Walk #15: Shama and Shay

Walk #15, with: Shama (born 1976) and Shay (born 2013)

Date: 29 June 2016

Where: Epping Forest, Essex

Shama was one of my housemates for two years in Brighton. We fell out and lost touch for about eight years before resuming our friendship very easily in our thirties. Nowadays our lives couldn't be much more different (Shama is civil partnered, has two delightful young children and works very hard in local government), yet our core values are similar and I think we feel very safe with each other. It was therefore a high priority for me to spend a night and a day with Shama at their new home in Highams Park.

After walking Sasha (5) to school, Shama, Shay (3) and I drove to Epping Forest for a lovely walk. Having spent perhaps a hundred Saturdays mountain biking in the Forest it now feels wonderfully familiar to me at any time of year.

We started by fortifying ourselves with some breakfast at the Butlers Retreat cafe.

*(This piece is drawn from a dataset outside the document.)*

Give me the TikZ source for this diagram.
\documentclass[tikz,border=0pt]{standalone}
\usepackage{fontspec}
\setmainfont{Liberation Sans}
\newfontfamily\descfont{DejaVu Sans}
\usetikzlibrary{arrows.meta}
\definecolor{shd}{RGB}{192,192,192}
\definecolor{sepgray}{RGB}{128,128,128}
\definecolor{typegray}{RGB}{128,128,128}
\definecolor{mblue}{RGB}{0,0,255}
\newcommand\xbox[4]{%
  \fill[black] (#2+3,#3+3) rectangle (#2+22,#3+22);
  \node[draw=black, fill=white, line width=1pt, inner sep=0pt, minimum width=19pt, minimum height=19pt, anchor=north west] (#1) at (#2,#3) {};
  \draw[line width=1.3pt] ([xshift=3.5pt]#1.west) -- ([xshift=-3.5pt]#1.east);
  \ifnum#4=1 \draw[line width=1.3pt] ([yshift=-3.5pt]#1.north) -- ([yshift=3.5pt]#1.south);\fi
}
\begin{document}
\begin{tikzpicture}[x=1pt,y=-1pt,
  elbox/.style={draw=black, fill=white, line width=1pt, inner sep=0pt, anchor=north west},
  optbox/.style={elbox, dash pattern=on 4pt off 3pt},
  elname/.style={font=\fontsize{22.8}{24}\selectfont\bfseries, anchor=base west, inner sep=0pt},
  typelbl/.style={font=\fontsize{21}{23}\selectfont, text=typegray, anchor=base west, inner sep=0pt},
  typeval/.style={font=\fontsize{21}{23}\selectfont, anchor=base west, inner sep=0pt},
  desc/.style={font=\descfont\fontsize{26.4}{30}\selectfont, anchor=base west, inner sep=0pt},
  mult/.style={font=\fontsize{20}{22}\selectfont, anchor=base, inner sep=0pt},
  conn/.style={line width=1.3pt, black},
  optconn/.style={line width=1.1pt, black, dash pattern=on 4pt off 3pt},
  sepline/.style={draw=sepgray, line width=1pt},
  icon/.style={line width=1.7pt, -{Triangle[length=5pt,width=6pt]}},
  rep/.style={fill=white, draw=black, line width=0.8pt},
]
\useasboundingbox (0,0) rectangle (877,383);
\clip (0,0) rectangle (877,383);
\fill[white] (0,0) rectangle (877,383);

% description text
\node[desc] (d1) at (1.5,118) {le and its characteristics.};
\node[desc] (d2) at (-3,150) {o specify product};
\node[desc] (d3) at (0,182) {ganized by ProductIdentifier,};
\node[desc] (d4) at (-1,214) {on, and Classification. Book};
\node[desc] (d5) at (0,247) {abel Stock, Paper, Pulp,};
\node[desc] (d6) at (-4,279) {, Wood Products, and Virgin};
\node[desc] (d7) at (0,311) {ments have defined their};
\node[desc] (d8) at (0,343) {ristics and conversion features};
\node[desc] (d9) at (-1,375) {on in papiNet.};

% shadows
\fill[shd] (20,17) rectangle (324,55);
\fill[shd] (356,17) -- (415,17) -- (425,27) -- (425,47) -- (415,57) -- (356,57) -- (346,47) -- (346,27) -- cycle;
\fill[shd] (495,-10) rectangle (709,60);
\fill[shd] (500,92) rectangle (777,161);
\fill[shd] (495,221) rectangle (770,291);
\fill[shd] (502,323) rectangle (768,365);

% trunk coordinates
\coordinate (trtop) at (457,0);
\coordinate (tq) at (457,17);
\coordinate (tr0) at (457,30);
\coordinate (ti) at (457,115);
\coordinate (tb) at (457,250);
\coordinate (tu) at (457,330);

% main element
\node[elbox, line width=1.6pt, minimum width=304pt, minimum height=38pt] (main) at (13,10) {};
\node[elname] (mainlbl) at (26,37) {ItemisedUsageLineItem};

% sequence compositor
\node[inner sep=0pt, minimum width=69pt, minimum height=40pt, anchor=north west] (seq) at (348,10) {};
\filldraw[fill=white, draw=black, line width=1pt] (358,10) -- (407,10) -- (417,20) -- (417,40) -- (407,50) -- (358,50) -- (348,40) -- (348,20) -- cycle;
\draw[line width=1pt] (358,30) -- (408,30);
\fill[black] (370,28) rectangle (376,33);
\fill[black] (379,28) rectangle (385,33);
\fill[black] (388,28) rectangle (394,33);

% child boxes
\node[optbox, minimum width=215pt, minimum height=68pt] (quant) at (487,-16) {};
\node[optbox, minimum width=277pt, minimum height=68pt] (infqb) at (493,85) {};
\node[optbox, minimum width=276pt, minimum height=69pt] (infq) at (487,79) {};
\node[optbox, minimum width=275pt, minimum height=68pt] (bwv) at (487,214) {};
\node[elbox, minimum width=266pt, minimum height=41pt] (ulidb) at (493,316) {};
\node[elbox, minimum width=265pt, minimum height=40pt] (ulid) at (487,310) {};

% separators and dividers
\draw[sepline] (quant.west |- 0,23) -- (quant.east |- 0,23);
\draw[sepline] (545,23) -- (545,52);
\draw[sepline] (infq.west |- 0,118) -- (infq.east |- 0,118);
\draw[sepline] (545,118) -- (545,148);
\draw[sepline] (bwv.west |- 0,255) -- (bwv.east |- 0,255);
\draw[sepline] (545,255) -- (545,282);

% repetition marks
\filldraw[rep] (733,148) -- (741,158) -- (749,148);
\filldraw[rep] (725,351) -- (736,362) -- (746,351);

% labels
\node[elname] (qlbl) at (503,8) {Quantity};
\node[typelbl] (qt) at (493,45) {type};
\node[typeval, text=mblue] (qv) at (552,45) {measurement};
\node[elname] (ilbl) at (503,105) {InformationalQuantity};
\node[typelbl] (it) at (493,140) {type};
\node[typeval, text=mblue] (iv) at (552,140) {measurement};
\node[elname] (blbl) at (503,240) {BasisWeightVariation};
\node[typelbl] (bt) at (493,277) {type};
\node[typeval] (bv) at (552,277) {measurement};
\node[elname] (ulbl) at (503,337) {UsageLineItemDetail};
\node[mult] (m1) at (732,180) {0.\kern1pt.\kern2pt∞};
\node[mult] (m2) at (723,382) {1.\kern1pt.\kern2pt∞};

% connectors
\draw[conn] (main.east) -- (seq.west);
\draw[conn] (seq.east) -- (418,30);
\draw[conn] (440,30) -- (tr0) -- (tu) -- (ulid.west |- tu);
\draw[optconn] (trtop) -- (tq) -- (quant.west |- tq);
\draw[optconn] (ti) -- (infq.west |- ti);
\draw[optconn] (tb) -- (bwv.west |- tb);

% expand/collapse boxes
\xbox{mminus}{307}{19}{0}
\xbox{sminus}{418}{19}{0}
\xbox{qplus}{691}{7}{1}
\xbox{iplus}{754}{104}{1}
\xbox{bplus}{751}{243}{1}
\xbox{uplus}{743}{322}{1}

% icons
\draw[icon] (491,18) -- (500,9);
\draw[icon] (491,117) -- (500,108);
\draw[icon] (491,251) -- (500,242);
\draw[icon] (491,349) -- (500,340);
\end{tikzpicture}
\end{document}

The night before, Shama's partner Sadhana had described a guided walk she'd recently done during which she was encouraged to look for items of as many different colours as possible. She'd been amazed by how many not-brown and not-green objects she'd found. We decided to play the same game in the Forest, and were similarly delighted with our yellow lichen, pink blossom, black slug, silver and blue condom packet etc!

Shay is completely edible, and was excellent - and verbal - company. Shama and I had an interesting conversation about how you assess risks as a parent, in order to strike a balance between appropriate caution and allowing kids to learn about the world through direct experience (even when this means grazing their knees sometimes). Several sets of co-parents I am close to have struggled to reconcile very different levels of tolerance of risk in relation to their children, which of course are programmed by their own parents' styles when they were young.

On our way back to the car I found a suitable tree with nice low branches, which Shay and I spent some happy minutes climbing.

Somehow we'd worked up another appetite so we headed to Walthamstow market to enjoy the wonderful diversity of that area, with its Romanian delis, naan bakeries and pie and mash shops. We got back home in the nick of time for Shama to collect Sasha from school ready for a playdate with a Slovakian classmate.

Thank you Shama for hosting me, and for being one of the people by whom I feel really accepted. Also, I'm so glad you're cycling again! Perhaps one day you'll bring your bike and join me for a few days?